After his success with Paradroid, Andrew Braybrook comes up trumps again. After we read the review and the 94% score it got in Zzap!64, me and my mate headed straight into town to get this for his Commodore 64. We were allowed to play it on his big downstairs telly and I still remember being blown away by the graphics - it was like having an arcade machine at home.
The plot goes that fifteen enemy super-dreadnought starships have gathered in the solar system and are draining minerals from the planet cores. Each of the super-dreadnoughts is named after a metal, culminating with the titular (and fictional) Uridium. As per usual it falls on your shoulders to take a lone starfighter and destroy the enemy vessels.

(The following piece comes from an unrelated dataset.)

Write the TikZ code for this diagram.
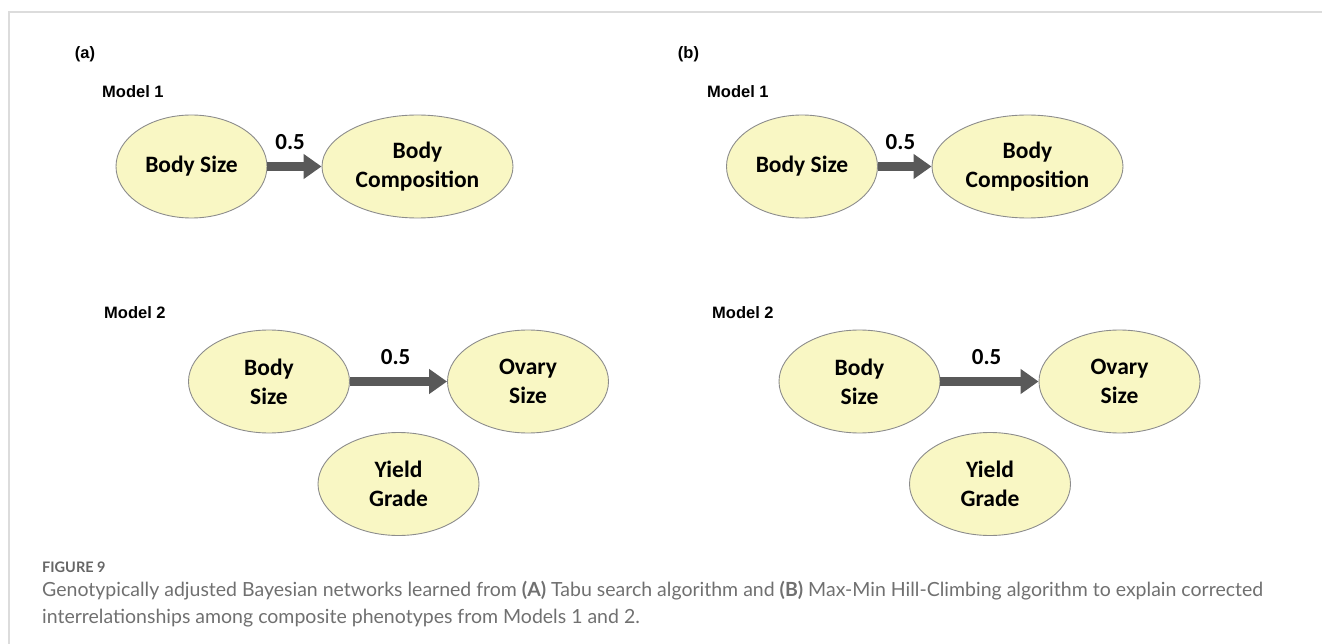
\documentclass[tikz,border=0pt]{standalone}
\usepackage{fontspec}
\usetikzlibrary{shapes.geometric,arrows.meta}
\newfontfamily\nodefont{Carlito}
\newfontfamily\labelfont{Liberation Sans}
\newfontfamily\capfont{Lato}
\definecolor{nodefill}{HTML}{F9F7C4}
\definecolor{nodeline}{HTML}{8C8C8C}
\definecolor{arrowgrey}{HTML}{595959}
\definecolor{framegrey}{HTML}{DCDCDC}
\definecolor{capgrey}{HTML}{707070}
\definecolor{capdark}{HTML}{666666}
\tikzset{
  var/.style={ellipse, draw=nodeline, line width=0.9pt, fill=nodefill,
    inner sep=0pt, minimum height=103pt, align=center,
    font=\nodefont\bfseries\fontsize{23.5}{29}\selectfont},
  narrowvar/.style={var, minimum width=151pt},
  widevar/.style={var, minimum width=191pt},
  midvar/.style={var, minimum width=161pt},
  panel/.style={inner sep=0pt, font=\labelfont\bfseries\fontsize{16.5}{19}\selectfont},
  modeltag/.style={panel, anchor=west},
  link/.style={-{Triangle[length=18pt,width=24pt]}, line width=8.5pt, draw=arrowgrey},
  weight/.style={inner sep=0pt, above=13pt, font=\nodefont\bfseries\fontsize{23}{28}\selectfont}
}
\begin{document}
\begin{tikzpicture}[x=1pt,y=-1pt]
\useasboundingbox (0,0) rectangle (1322,644);
% frame lines
\draw[framegrey, line width=2pt] (9,644) -- (9,12) -- (1322,12);

% ---------- panel (a) ----------
\node[panel] (pa) at (85,54) {(a)};
\node[modeltag] (ma1) at (102,92) {Model 1};
\node[narrowvar] (bsa1) at (191.5,166.5) {Body Size};
\node[widevar] (bca1) at (417.5,166.5) {Body\\Composition};
\draw[link] (bsa1) -- node[weight, pos=0.42] (wa1) {0.5} (bca1);

\node[modeltag] (ma2) at (104,313) {Model 2};
\node[midvar] (bsa2) at (269,381.5) {Body\\Size};
\node[midvar] (osa2) at (528,381.5) {Ovary\\Size};
\node[midvar] (yga2) at (398.5,484) {Yield\\Grade};
\draw[link] (bsa2) -- node[weight, pos=0.47] (wa2) {0.5} (osa2);

% ---------- panel (b) ----------
\node[panel] (pb) at (688.5,54) {(b)};
\node[modeltag] (mb1) at (707,92) {Model 1};
\node[narrowvar] (bsb1) at (802,166.5) {Body Size};
\node[widevar] (bcb1) at (1027.5,166.5) {Body\\Composition};
\draw[link] (bsb1) -- node[weight, pos=0.42] (wb1) {0.5} (bcb1);

\node[modeltag] (mb2) at (712,313) {Model 2};
\node[midvar] (bsb2) at (859.5,381.5) {Body\\Size};
\node[midvar] (osb2) at (1119.5,381.5) {Ovary\\Size};
\node[midvar] (ygb2) at (990,484) {Yield\\Grade};
\draw[link] (bsb2) -- node[weight, pos=0.47] (wb2) {0.5} (osb2);

% ---------- caption ----------
\node[anchor=west, inner sep=0pt, text=capdark,
  font=\capfont\bfseries\fontsize{14.5}{17}\selectfont] (fig) at (42,567) {FIGURE 9};
\node[anchor=north west, inner sep=0pt, align=left, text=capgrey,
  font=\capfont\fontsize{19.5}{27}\selectfont] (cap) at (42,581)
  {Genotypically adjusted Bayesian networks learned from \textbf{(A)} Tabu search algorithm and \textbf{(B)} Max-Min Hill-Climbing algorithm to explain corrected\\
   interrelationships among composite phenotypes from Models 1 and 2.};
\end{tikzpicture}
\end{document}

Uridium takes place over the smoothly scrolling decks of these super-dreadnoughts. The game uses an unusual viewpoint as it is a side scroller viewed from above. You control a fighter called the Manta which is rather nippy and can travel in both directions. You start at one end of the enemy ship and have to travel to the other end strafing objects on the surface and downing waves of airborne enemies. Once enough of the enemy defences have been destroyed you get a 'Land Now!' message and can land on a runway at the back of the ship to presumably plant a device to destroy it.

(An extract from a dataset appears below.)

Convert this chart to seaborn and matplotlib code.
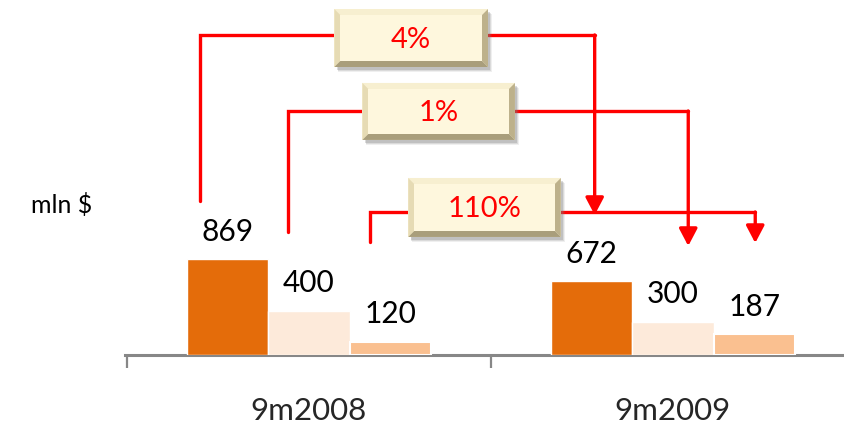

|Attempting to out-manoeuvre a pesky homing mine.|
Once you have landed on the enemy vessel you can earn extra points in the form of a reaction test mini-game. You then take off and fly back over the dreadnought while it vaporises before heading off to the next one.
|Each level ends with a mini-game.|
This is one impressive game with outstanding graphics and good sound. The scrolling is fast and silky smooth running at 50fps - which is faster than my video clip. It can and does get frustrating when trying to get through the same gap or flying into the same wall time and again but once you memorise a layout you can get that bit further each time you play.
|The gaps are starting to get narrow.|
The Commodore 64 is far and away the best version of Uridium. The other 8-bit machines can't hope to match it graphically, lacking as they do the hardware scrolling and sprites. The Atari ST version looks the same as the C64 but the game is so slow and cumbersome it feels like you're playing in treacle. Not to mention the worse scrolling and a lack of destruct sequence at the end of each level. A very, very lazy port indeed. A version also appeared in 1990 on the NES as The Last Starfighter with different sprites. It lacked that 'certain something' the C64 had and was ultimately a charmless version of the game.